When I had the idea of writing this I had just found out my first ever gundog, Kai, had been diagnosed with cancer and the outlook wasn’t good. I wanted to document a final day out picking-up for us both, something to remember forever. Unfortunately, a few weeks short of the start of the season, I lost Kai on a Saturday afternoon at the end of July 2023.

In fact, it turns out his final day picking up had already happened the season before, in late January 2023, with our local syndicate. He hadn’t been out that season, as he had been recovering from cruciate surgery at 11 years old. But with the go-ahead from his physio, we made it out for two drives together. He picked a fantastic bird in a thick hedge line, something he’d done thousands of times before, but I’ll never forget that last one.

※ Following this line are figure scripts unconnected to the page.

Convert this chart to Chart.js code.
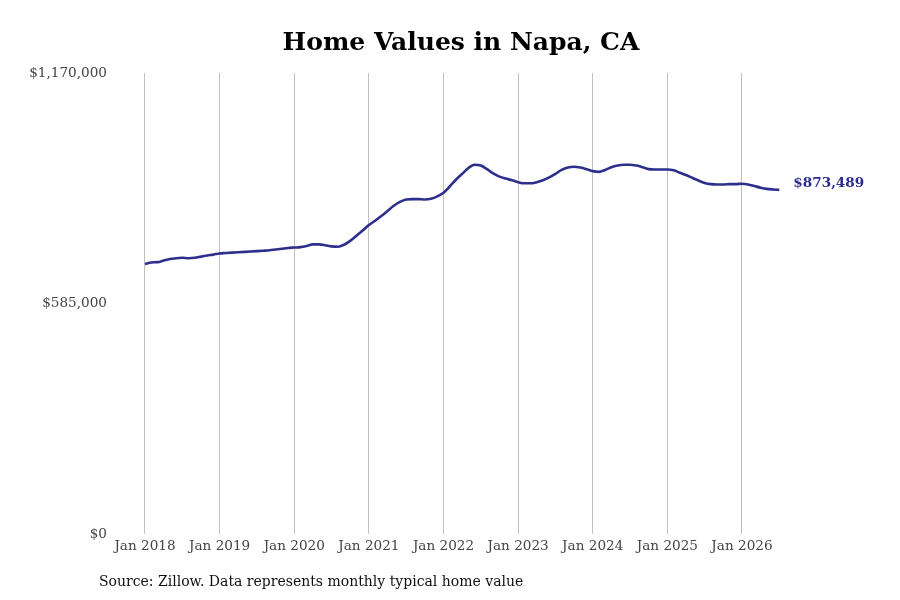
<!DOCTYPE html>
<html>
<head>
<meta charset="utf-8">
<script src="https://cdn.jsdelivr.net/npm/chart.js@4.4.1/dist/chart.umd.min.js"></script>
<style>
  html, body { margin: 0; padding: 0; background: #ffffff; }
  #wrap { width: 900px; height: 600px; position: relative; }
</style>
</head>
<body>
<div id="wrap"><canvas id="c" width="900" height="600"></canvas></div>
<script>
// ---- Data (monthly typical home value, starting Jan 2018) ----
const startYear = 2018;
const homeValues = [
  685000, 689000, 690000, 694000, 698000, 700000, 701000, 700000, 701000, 704000, 707000, 709000,
  712000, 713000, 714000, 715000, 716000, 717000, 718000, 719000, 720000, 722000, 724000, 726000,
  727000, 728000, 731000, 735000, 735000, 733000, 730000, 729000, 734000, 744000, 757000, 770000,
  784000, 795000, 807000, 820000, 833000, 843000, 849000, 850000, 850000, 849000, 851000, 857000,
  866000, 882000, 899000, 914000, 929000, 937000, 935000, 926000, 915000, 907000, 902000, 898000,
  893000, 890000, 890000, 893000, 898000, 905000, 914000, 924000, 930000, 932000, 930000, 926000,
  921000, 919000, 924000, 931000, 935000, 937000, 937000, 935000, 931000, 926000, 925000, 925000,
  925000, 923000, 917000, 911000, 904000, 897000, 891000, 888000, 887000, 887000, 888000, 888000,
  889000, 887000, 883000, 879000, 876000, 874500, 873489
];
const xTickLabels = ["Jan 2018","Jan 2019","Jan 2020","Jan 2021","Jan 2022","Jan 2023","Jan 2024","Jan 2025","Jan 2026"];
const yTickValues = [0, 585000, 1170000];
const titleText = "Home Values in Napa, CA";
const sourceText = "Source: Zillow. Data represents monthly typical home value";

const lineColor = "#2e2e8c";
const points = homeValues.map((v, i) => ({ x: i, y: v }));
const fmt = v => "$" + Math.round(v).toLocaleString("en-US");

const overlay = {
  id: "overlay",
  afterDatasetsDraw(chart) {
    const ctx = chart.ctx;
    const meta = chart.getDatasetMeta(0);
    const last = meta.data[meta.data.length - 1];
    ctx.save();
    ctx.font = "bold 13.6px 'DejaVu Serif'";
    ctx.fillStyle = lineColor;
    ctx.textAlign = "left";
    ctx.textBaseline = "middle";
    ctx.fillText(fmt(homeValues[homeValues.length - 1]), last.x + 14, last.y - 6.5);
    ctx.font = "14px 'DejaVu Serif'";
    ctx.fillStyle = "#111111";
    ctx.fillText(sourceText, 99, 582);
    ctx.restore();
  }
};

new Chart(document.getElementById("c"), {
  type: "line",
  data: {
    datasets: [{
      data: points,
      borderColor: lineColor,
      borderWidth: 2.6,
      pointRadius: 0,
      cubicInterpolationMode: "monotone",
      fill: false
    }]
  },
  options: {
    responsive: false,
    animation: false,
    devicePixelRatio: 1,
    layout: { padding: { left: 22, right: 0, top: 0, bottom: 0 } },
    plugins: {
      legend: { display: false },
      tooltip: { enabled: false },
      title: {
        display: true,
        text: titleText,
        color: "#000000",
        font: { family: "'DejaVu Serif'", size: 25, weight: "bold" },
        padding: { top: 28, bottom: 15 }
      }
    },
    scales: {
      x: {
        type: "linear",
        min: -4.823,
        max: 121.41,
        afterFit(s) { s.height = 66; },
        afterBuildTicks(s) {
          s.ticks = xTickLabels.map((_, i) => ({ value: i * 12 }));
        },
        ticks: {
          callback: (v) => xTickLabels[Math.round(v / 12)] || "",
          color: "#444444",
          font: { family: "'DejaVu Serif'", size: 13.6 },
          padding: 4,
          maxRotation: 0,
          autoSkip: false
        },
        grid: { display: true, color: "#c0c0c0", lineWidth: 1, drawTicks: false },
        border: { display: false }
      },
      y: {
        min: 0,
        max: 1170000,
        afterFit(s) { s.width = 93; },
        afterBuildTicks(s) { s.ticks = yTickValues.map(v => ({ value: v })); },
        ticks: {
          callback: (v) => fmt(v),
          color: "#444444",
          font: { family: "'DejaVu Serif'", size: 13.6 },
          padding: 8
        },
        grid: { display: false, drawTicks: false },
        border: { display: false }
      }
    }
  },
  plugins: [overlay]
});
</script>
</body>
</html>
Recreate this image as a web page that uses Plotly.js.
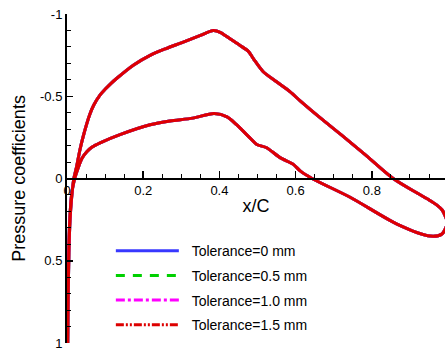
<!DOCTYPE html>
<html>
<head>
<meta charset="utf-8">
<script src="https://cdn.plot.ly/plotly-3.0.1.min.js"></script>
<style>html,body{margin:0;padding:0;background:#fff}#chart{width:445px;height:351px}</style>
</head>
<body>
<div id="chart"></div>
<script>
// Chordwise position x/C: upper surface from trailing edge to leading edge, then lower surface back to trailing edge
const xc = [0.998, 0.993, 0.984, 0.97, 0.95, 0.92, 0.856, 0.78, 0.72, 0.664, 0.612, 0.585, 0.55, 0.515, 0.489, 0.476, 0.454, 0.428, 0.402, 0.384, 0.35, 0.305, 0.26, 0.218, 0.174, 0.13, 0.115, 0.1, 0.087, 0.07, 0.06, 0.043, 0.034, 0.025, 0.018, 0.012, 0.008, 0.005, 0.003, 0.002,
            0.003, 0.005, 0.008, 0.012, 0.018, 0.025, 0.039, 0.052, 0.065, 0.087, 0.139, 0.218, 0.27, 0.33, 0.386, 0.42, 0.445, 0.48, 0.498, 0.524, 0.559, 0.594, 0.612, 0.643, 0.743, 0.866, 0.953, 0.984, 0.998];
// Pressure coefficient for each tolerance
const cpTol0 = [0.27, 0.23, 0.19, 0.16, 0.13, 0.09, 0.0, -0.15, -0.265, -0.37, -0.472, -0.528, -0.588, -0.649, -0.729, -0.773, -0.809, -0.849, -0.889, -0.899, -0.87, -0.829, -0.79, -0.749, -0.689, -0.608, -0.577, -0.542, -0.508, -0.445, -0.39, -0.26, -0.175, -0.07, 0.0, 0.12, 0.25, 0.45, 0.75, 1.0,
                0.7, 0.4, 0.22, 0.1, 0.02, -0.036, -0.122, -0.163, -0.19, -0.217, -0.267, -0.327, -0.35, -0.367, -0.395, -0.375, -0.327, -0.247, -0.207, -0.187, -0.127, -0.086, -0.046, 0.0, 0.114, 0.277, 0.35, 0.337, 0.27];
const cpTol05 = [0.27, 0.23, 0.19, 0.16, 0.13, 0.09, 0.0, -0.15, -0.265, -0.37, -0.472, -0.528, -0.588, -0.649, -0.729, -0.773, -0.809, -0.849, -0.889, -0.9, -0.87, -0.829, -0.79, -0.749, -0.689, -0.608, -0.577, -0.542, -0.508, -0.445, -0.39, -0.26, -0.175, -0.07, 0.0, 0.12, 0.25, 0.45, 0.75, 1.0,
                0.7, 0.4, 0.22, 0.1, 0.02, -0.036, -0.122, -0.163, -0.19, -0.217, -0.267, -0.327, -0.35, -0.367, -0.395, -0.375, -0.327, -0.247, -0.207, -0.187, -0.127, -0.086, -0.046, 0.0, 0.114, 0.277, 0.35, 0.337, 0.27];
const cpTol10 = [0.27, 0.23, 0.19, 0.16, 0.13, 0.09, 0.0, -0.15, -0.265, -0.37, -0.472, -0.528, -0.588, -0.649, -0.729, -0.773, -0.809, -0.849, -0.889, -0.899, -0.87, -0.829, -0.79, -0.749, -0.689, -0.608, -0.577, -0.542, -0.508, -0.445, -0.39, -0.26, -0.175, -0.07, 0.0, 0.12, 0.25, 0.45, 0.75, 1.0,
                0.7, 0.4, 0.22, 0.1, 0.02, -0.036, -0.122, -0.163, -0.19, -0.217, -0.267, -0.327, -0.35, -0.367, -0.395, -0.375, -0.327, -0.247, -0.207, -0.187, -0.127, -0.086, -0.046, 0.0, 0.114, 0.277, 0.35, 0.337, 0.27];
const cpTol15 = [0.27, 0.23, 0.19, 0.16, 0.13, 0.09, 0.0, -0.15, -0.265, -0.37, -0.472, -0.528, -0.588, -0.649, -0.729, -0.773, -0.809, -0.849, -0.889, -0.899, -0.87, -0.829, -0.79, -0.749, -0.689, -0.608, -0.577, -0.542, -0.508, -0.445, -0.39, -0.26, -0.175, -0.07, 0.0, 0.12, 0.25, 0.45, 0.75, 1.0,
                0.7, 0.4, 0.22, 0.1, 0.02, -0.036, -0.122, -0.163, -0.19, -0.217, -0.267, -0.327, -0.35, -0.367, -0.395, -0.375, -0.327, -0.247, -0.207, -0.187, -0.127, -0.086, -0.046, 0.0, 0.114, 0.277, 0.35, 0.337, 0.27];

const seriesNames = ["Tolerance=0 mm", "Tolerance=0.5 mm", "Tolerance=1.0 mm", "Tolerance=1.5 mm"];
const seriesValues = [cpTol0, cpTol05, cpTol10, cpTol15];
const yTickVals = [-1, -0.5, 0, 0.5, 1];
const yTickText = ["-1", "-0.5", "0", "0.5", "1"];
const xTickVals = [0, 0.2, 0.4, 0.6, 0.8];
const xTickText = ["0", "0.2", "0.4", "0.6", "0.8"];

const colors = ["#3838ff", "#00d000", "#ff00ff", "#dd0000"];
const dashes = ["solid", "9px,8px", "9px,3px,3px,3px", "8px,2px,2px,2px,2px,2px"];

const traces = [];
for (let i = 0; i < 4; i++) {
  traces.push({
    x: xc, y: seriesValues[i], type: "scatter", mode: "lines",
    line: {color: colors[i], width: 3, shape: "spline", smoothing: 0.8},
    showlegend: false, hoverinfo: "skip"
  });
}
for (let i = 0; i < 4; i++) {
  traces.push({
    x: [null], y: [null], type: "scatter", mode: "lines", name: "\u00a0\u00a0" + seriesNames[i],
    legendgroup: "g" + i,
    line: {color: colors[i], width: 3, dash: dashes[i]}
  });
}

const font = "Liberation Sans, Arial, sans-serif";
const layout = {
  width: 445, height: 351,
  margin: {l: 67, r: 0, t: 14, b: 8, pad: 0},
  paper_bgcolor: "#fff", plot_bgcolor: "#fff",
  font: {family: font, color: "#000", size: 13},
  showlegend: true,
  legend: {x: 0.116, y: 0.328, xanchor: "left", yanchor: "top", bgcolor: "rgba(0,0,0,0)",
           font: {family: font, size: 14, color: "#000"}, itemwidth: 63, tracegroupgap: 3.5,
           traceorder: "grouped"},
  xaxis: {
    range: [0, 0.992], anchor: "free", position: 0.5,
    showline: true, linecolor: "#000", linewidth: 2, zeroline: false, showgrid: false,
    tickmode: "array", tickvals: xTickVals, ticktext: xTickText,
    ticks: "inside", ticklen: 7, tickwidth: 1.5, tickcolor: "#000",
    minor: {dtick: 0.05, ticks: "inside", ticklen: 4, tickwidth: 1, tickcolor: "#000", showgrid: false},
    tickfont: {family: font, size: 13, color: "#000"}, ticklabeloverflow: "allow",
    title: {text: "x/C", font: {family: font, size: 18, color: "#000"}, standoff: 1}
  },
  yaxis: {
    range: [1, -1],
    showline: true, linecolor: "#000", linewidth: 2, zeroline: false, showgrid: false,
    tickmode: "array", tickvals: yTickVals, ticktext: yTickText,
    ticks: "inside", ticklen: 6, tickwidth: 1.5, tickcolor: "#000",
    minor: {dtick: 0.1, ticks: "inside", ticklen: 4, tickwidth: 1, tickcolor: "#000", showgrid: false},
    tickfont: {family: font, size: 13, color: "#000"}, ticklabeloverflow: "allow",
    title: {text: "Pressure coefficients", font: {family: font, size: 18, color: "#000"}, standoff: 10}
  }
};
Plotly.newPlot("chart", traces, layout, {displayModeBar: false, staticPlot: true});
</script>
</body>
</html>
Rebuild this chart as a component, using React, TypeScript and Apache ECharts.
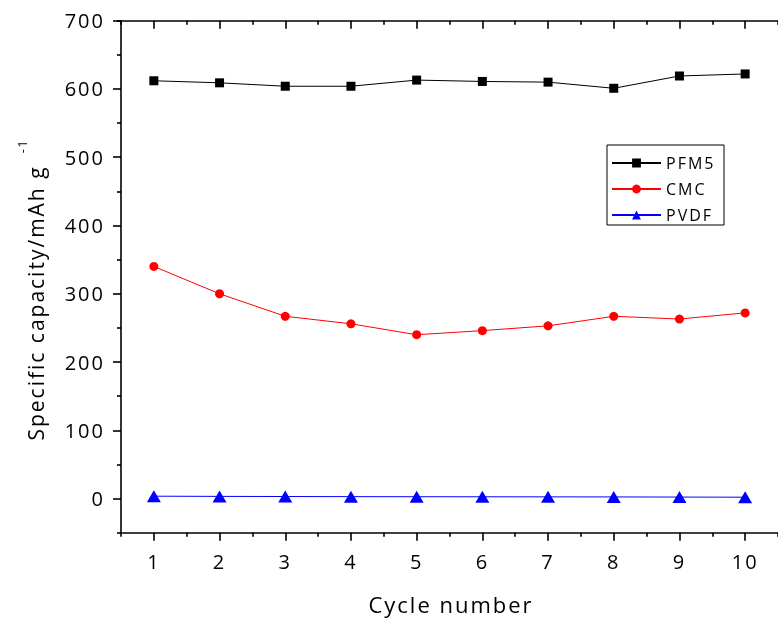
import React, { useEffect, useRef } from "react";
import * as echarts from "echarts";

const cycles = [1, 2, 3, 4, 5, 6, 7, 8, 9, 10];
const pfm5 = [612, 609, 604, 604, 613, 611, 610, 601, 619, 622];
const cmc = [340, 300, 267, 256, 240, 246, 253, 267, 263, 272];
const pvdf = [3.5, 3.2, 3.0, 2.8, 2.7, 2.6, 2.5, 2.4, 2.2, 2.0];
const yTickValues = [0, 100, 200, 300, 400, 500, 600, 700];
const seriesNames = ["PFM5", "CMC", "PVDF"];
const xTitle = "Cycle number";
const yTitle = "Specific capacity/mAh g";
const ySup = "-1";

const FONT = "Open Sans";
const AX = { color: "#000", width: 1.6 };

export default function App() {
  const ref = useRef<HTMLDivElement>(null);
  useEffect(() => {
    if (!ref.current) return;
    const chart = echarts.init(ref.current, undefined, { renderer: "svg" });
    const toPairs = (vals: number[]) => cycles.map((c, i) => [c, vals[i]]);
    const xBase = {
      type: "value",
      gridIndex: 0,
      min: 0.5,
      max: 10.5,
      splitLine: { show: false },
    };
    const yBase = {
      type: "value",
      gridIndex: 0,
      min: -50,
      max: 700,
      splitLine: { show: false },
    };
    chart.setOption({
      animation: false,
      textStyle: { fontFamily: FONT },
      grid: { left: 121, top: 20.7, width: 661.4, height: 512, containLabel: false },
      xAxis: [
        {
          ...xBase,
          position: "bottom",
          interval: 1,
          axisLine: { show: true, onZero: false, lineStyle: AX },
          axisTick: { show: true, length: 4, lineStyle: AX },
          axisLabel: {
            show: true,
            customValues: cycles,
            margin: 19,
            fontSize: 20,
            color: "#000",
            fontFamily: FONT,
          },
        },
        {
          ...xBase,
          position: "bottom",
          interval: 1,
          axisLine: { show: false, onZero: false },
          axisTick: { show: true, length: 8, lineStyle: AX, customValues: cycles },
          axisLabel: { show: false },
        },
        {
          ...xBase,
          position: "top",
          interval: 1,
          axisLine: { show: true, onZero: false, lineStyle: AX },
          axisTick: { show: true, inside: true, length: 4, lineStyle: AX },
          axisLabel: { show: false },
        },
        {
          ...xBase,
          position: "top",
          interval: 1,
          axisLine: { show: false, onZero: false },
          axisTick: { show: true, inside: true, length: 8, lineStyle: AX, customValues: cycles },
          axisLabel: { show: false },
        },
      ],
      yAxis: [
        {
          ...yBase,
          position: "left",
          interval: 100,
          axisLine: { show: true, onZero: false, lineStyle: AX },
          axisTick: { show: true, length: 4, lineStyle: AX },
          axisLabel: {
            show: true,
            customValues: yTickValues,
            margin: 16,
            fontSize: 20,
            color: "#000",
            fontFamily: FONT,
          },
        },
        {
          ...yBase,
          position: "left",
          interval: 100,
          axisLine: { show: false, onZero: false },
          axisTick: { show: true, length: 8, lineStyle: AX, customValues: yTickValues },
          axisLabel: { show: false },
        },
      ],
      legend: {
        data: seriesNames,
        orient: "vertical",
        left: 611,
        top: 155,
        padding: 0,
        itemWidth: 49,
        itemHeight: 11,
        itemGap: 10,
        textStyle: { fontSize: 16, color: "#000", fontFamily: FONT },
      },
      graphic: [
        {
          type: "rect",
          shape: { x: 607, y: 145, width: 117, height: 80 },
          style: { fill: "none", stroke: "#000", lineWidth: 1 },
          silent: true,
        },
        {
          type: "text",
          x: 451,
          y: 604,
          style: {
            text: xTitle,
            fontSize: 22,
            fontFamily: FONT,
            fill: "#000",
            align: "center",
            verticalAlign: "middle",
          },
        },
        {
          type: "text",
          x: 36,
          y: 303,
          rotation: Math.PI / 2,
          style: {
            text: yTitle,
            fontSize: 21,
            fontFamily: FONT,
            fill: "#000",
            align: "center",
            verticalAlign: "middle",
          },
        },
        {
          type: "text",
          x: 22,
          y: 146,
          rotation: Math.PI / 2,
          style: {
            text: ySup,
            fontSize: 12,
            fontFamily: FONT,
            fill: "#000",
            align: "center",
            verticalAlign: "middle",
          },
        },
      ],
      series: [
        {
          name: seriesNames[0],
          type: "line",
          xAxisIndex: 0,
          yAxisIndex: 0,
          data: toPairs(pfm5),
          symbol: "rect",
          symbolSize: 9,
          lineStyle: { color: "#000", width: 1 },
          itemStyle: { color: "#000" },
        },
        {
          name: seriesNames[1],
          type: "line",
          xAxisIndex: 0,
          yAxisIndex: 0,
          data: toPairs(cmc),
          symbol: "circle",
          symbolSize: 9,
          lineStyle: { color: "#ff0000", width: 1 },
          itemStyle: { color: "#ff0000" },
        },
        {
          name: seriesNames[2],
          type: "line",
          xAxisIndex: 0,
          yAxisIndex: 0,
          data: toPairs(pvdf),
          symbol: "triangle",
          symbolSize: [14, 12],
          lineStyle: { color: "#0000ff", width: 1 },
          itemStyle: { color: "#0000ff" },
        },
      ],
    });
    return () => chart.dispose();
  }, []);
  return (
    <>
      <style>{`#root svg text { letter-spacing: 2px; }`}</style>
      <div
        ref={ref}
        style={{ position: "fixed", left: 0, top: 0, width: 778, height: 619 }}
      />
    </>
  );
}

It’s bittersweet to look back now, as I never thought it would be our last together.

We often look at the older dogs on a shoot day. They come out for a drive or two and then retreat back to the vehicle for a well-earned snooze and then reappear for a sniff and sausage roll at elevenses or lunch. But have you ever looked at the younger dogs during the day and really taken in just how well they have done and truly appreciated them in that moment? I normally favour the oldies, I think because we recognise our time is more limited with them. And knowing what I do now, we can’t always say when our last day might be.

We’ve all had days where it hasn’t gone to plan, and many times Kai adopted a Gun to be his new owner and sat patiently at their feet for the whole drive while completely ignoring me. We have to learn to look at the positives, even on those days when things don’t go to plan with our canine companions. As many have said before: “A bad day in the field is better than a good day in the office.”

The best part about the bad days are the stories that people will remember for many years to come over a shoot day lunch, or an old photo someone has found. It’s something that brings comfort in the hard times after the loss of a dog. I’ve had countless tales recalled to me about a particular moment or day and how they remember Kai, mischievous or well behaved.

Whether you’ve just finished your first season with your young dog, or have made the decision to either semi or fully retire your older dog, remember that next season is never guaranteed. Even after the bad days, always take a positive, no matter how small it may be, because one day when you look back you’ll find comfort in those memories.